Amos and I were were explorers yesterday. We were on a mission. In the summer our log pile was brimming with frogs and we were forever releasing toads from the shed we built near basecamp in May (the takes-2-men-6-hours-to-build shed which took the six of us fifteen days to finish, but that’s another story). There is no standing water in the wood, it being on limestone, nor are there any ponds in the fields around. Fields on the far side of the wood have ditches in them, but the water is brackish. So where do the frogs and toads come from? Given the abundance of spawn in our pond at home, yesterday we decided we would try and find out where the frogs were travelling in from by finding their spawn, and hence where the tiny frogs set out from to populate our woods.
As we went up to the woods Amos ran ahead with his backpack, primed with a magnifying glass, bug tub, books and a sandwich. I had wondered whether or not water would stand long enough in some of the old coppice stools for frogs to use them to spawn in (coppice trunks that are split into many branches sometimes have a ‘bowl’ at the centre which holds water after rain), so first we looked around for frog spawn in the trees. We saw so much, though not frog spawn. In the last week, round the edges of the wood where the light is more able to penetrate, a carpet of wild garlic has begun to weave itself over the fallen leaves of autumn. On the cut stump of the sycamore that was felled last week, we found a hoverfly (Criorhina ranunculi), that looks like a bee, feeding on the sap still seeping from the surface. Amos was thrilled to find badger footprints and deer slots (hoof marks) in abundance. Each footprint was examined with the same level of excitement. I was expected to take a photograph of each one. I love to see Amos so happy in nature. He climbed on fallen trees, balanced on their trunks and examined the fungi on them.

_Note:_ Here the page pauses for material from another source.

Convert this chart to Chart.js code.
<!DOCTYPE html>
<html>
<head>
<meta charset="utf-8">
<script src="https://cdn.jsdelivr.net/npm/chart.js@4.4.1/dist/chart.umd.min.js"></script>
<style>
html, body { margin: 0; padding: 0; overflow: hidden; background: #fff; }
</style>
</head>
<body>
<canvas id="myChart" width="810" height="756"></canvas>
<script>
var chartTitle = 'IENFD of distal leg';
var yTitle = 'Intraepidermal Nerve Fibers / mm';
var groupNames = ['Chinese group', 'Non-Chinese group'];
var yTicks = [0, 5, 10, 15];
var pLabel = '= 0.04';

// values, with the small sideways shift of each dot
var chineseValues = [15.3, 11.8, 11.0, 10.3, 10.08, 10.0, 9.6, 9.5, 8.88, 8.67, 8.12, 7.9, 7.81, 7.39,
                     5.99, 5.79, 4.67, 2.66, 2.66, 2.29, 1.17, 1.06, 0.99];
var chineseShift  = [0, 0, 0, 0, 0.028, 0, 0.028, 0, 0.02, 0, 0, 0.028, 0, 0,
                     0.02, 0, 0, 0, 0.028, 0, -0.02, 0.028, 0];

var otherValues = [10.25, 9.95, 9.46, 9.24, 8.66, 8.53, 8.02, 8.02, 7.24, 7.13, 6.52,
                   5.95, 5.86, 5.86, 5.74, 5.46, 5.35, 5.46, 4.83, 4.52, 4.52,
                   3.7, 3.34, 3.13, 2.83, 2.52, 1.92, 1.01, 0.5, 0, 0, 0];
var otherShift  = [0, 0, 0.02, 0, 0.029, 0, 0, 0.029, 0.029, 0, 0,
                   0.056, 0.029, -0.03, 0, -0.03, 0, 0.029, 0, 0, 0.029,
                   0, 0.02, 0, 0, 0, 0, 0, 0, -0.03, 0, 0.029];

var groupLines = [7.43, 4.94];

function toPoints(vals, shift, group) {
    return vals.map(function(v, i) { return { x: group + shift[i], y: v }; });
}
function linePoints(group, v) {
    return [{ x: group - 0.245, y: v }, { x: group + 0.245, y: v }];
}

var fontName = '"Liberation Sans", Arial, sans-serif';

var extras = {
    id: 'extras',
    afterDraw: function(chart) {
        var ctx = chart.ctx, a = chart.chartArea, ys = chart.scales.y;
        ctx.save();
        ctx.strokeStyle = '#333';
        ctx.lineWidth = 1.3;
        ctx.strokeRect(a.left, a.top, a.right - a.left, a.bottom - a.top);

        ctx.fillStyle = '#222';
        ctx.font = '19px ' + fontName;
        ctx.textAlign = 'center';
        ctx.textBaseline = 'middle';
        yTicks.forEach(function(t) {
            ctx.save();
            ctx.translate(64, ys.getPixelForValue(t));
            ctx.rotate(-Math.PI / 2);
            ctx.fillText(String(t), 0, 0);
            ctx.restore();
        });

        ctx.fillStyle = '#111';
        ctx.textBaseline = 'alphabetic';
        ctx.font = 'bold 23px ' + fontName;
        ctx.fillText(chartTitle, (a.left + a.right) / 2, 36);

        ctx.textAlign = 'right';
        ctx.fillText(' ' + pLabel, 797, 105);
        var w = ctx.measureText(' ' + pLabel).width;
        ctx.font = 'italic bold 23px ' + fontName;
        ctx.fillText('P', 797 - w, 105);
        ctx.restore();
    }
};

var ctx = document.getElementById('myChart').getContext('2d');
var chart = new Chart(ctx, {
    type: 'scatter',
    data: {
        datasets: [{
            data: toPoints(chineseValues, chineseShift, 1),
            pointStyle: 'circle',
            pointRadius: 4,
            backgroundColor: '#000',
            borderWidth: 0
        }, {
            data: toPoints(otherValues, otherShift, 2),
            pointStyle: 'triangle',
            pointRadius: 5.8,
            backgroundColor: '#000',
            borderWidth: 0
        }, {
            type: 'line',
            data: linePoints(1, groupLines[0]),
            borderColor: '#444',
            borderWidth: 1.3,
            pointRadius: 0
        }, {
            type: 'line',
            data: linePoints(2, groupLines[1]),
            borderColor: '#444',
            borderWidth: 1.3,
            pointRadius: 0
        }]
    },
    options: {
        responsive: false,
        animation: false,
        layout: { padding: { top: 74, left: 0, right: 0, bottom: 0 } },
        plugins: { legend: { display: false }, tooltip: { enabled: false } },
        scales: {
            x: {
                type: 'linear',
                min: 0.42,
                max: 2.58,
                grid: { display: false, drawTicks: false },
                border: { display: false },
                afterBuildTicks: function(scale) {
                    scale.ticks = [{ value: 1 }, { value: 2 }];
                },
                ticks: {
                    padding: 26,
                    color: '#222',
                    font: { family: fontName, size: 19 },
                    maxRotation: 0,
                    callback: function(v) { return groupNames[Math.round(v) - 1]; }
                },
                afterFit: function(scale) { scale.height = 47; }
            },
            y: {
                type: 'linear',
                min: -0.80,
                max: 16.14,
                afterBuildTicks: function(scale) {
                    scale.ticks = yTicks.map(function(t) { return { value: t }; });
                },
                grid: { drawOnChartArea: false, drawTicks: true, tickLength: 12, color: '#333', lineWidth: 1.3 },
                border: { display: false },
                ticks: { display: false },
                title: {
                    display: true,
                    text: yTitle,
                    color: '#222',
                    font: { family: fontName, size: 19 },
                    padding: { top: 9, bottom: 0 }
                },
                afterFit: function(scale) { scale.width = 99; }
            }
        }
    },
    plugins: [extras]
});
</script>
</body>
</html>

As I watched Amos, I felt torn inside. His brother and sisters were in school. Amos should be too, but because of all we’ve been through, we’ve settled on a compromise – 3 days in school, 2 days out. But it can’t last forever. Soon, legally, Amos will be expected to be in full time education, and I feel the same rising panic that I feel when I think about the others at school. Melody who is so full of life and energy that she finds it hard to sit still, Peta who is learning that if she doesn’t get 100%, she should repeat her work, and Joe for whom we are even less comfortable about the way things have ended up. I want my children to have the freedom to be themselves, to learn self value and a pride in doing their best. I want them to learn in a non-pressure environment, to learn to be robust to criticism and realistic in their expectations of themselves. We can’t get 100% in life – we should aim to do our best. We can’t do better than our best, and no amount of belittling or reprimanding will change that. I don’t want the excitement for life in my children to be looked on as a problem – it’s something that must be encouraged. I can’t bear the thought of my children’s aspirations for their lives being curtailed by other people’s opinion’s of what they can or can’t do. I want my children free to love words and reading, free to let their imagination take them wherever they want to go. I just hope, in the woods, they will be free to develop parts of themselves that are overlooked in today’s world. I fear for them all in today’s education system.
But Amos and I had a day together in the woods. We would make it count. We walk through the woods searching for frogspawn. We find none, so we drop out of our wood into the field where there are the brackish ditches. In this field there is a fresh water spring and I take Amos over to it, sure this would be where the frogs hang out. There is no frog spawn. We hunt everywhere. Nothing.
We’d had a lovely morning together. We’d shared so much; ideas, stories, the experiences of spring unfolding. We’d checked on our badgers, held hands as we walked the paths, it mattered not at all that our mission was unaccomplished. I hope Amos can learn it is okay to leave questions unanswered. We will carry on wondering where our frogs and toads come from.
It is the wonder that makes life so interesting.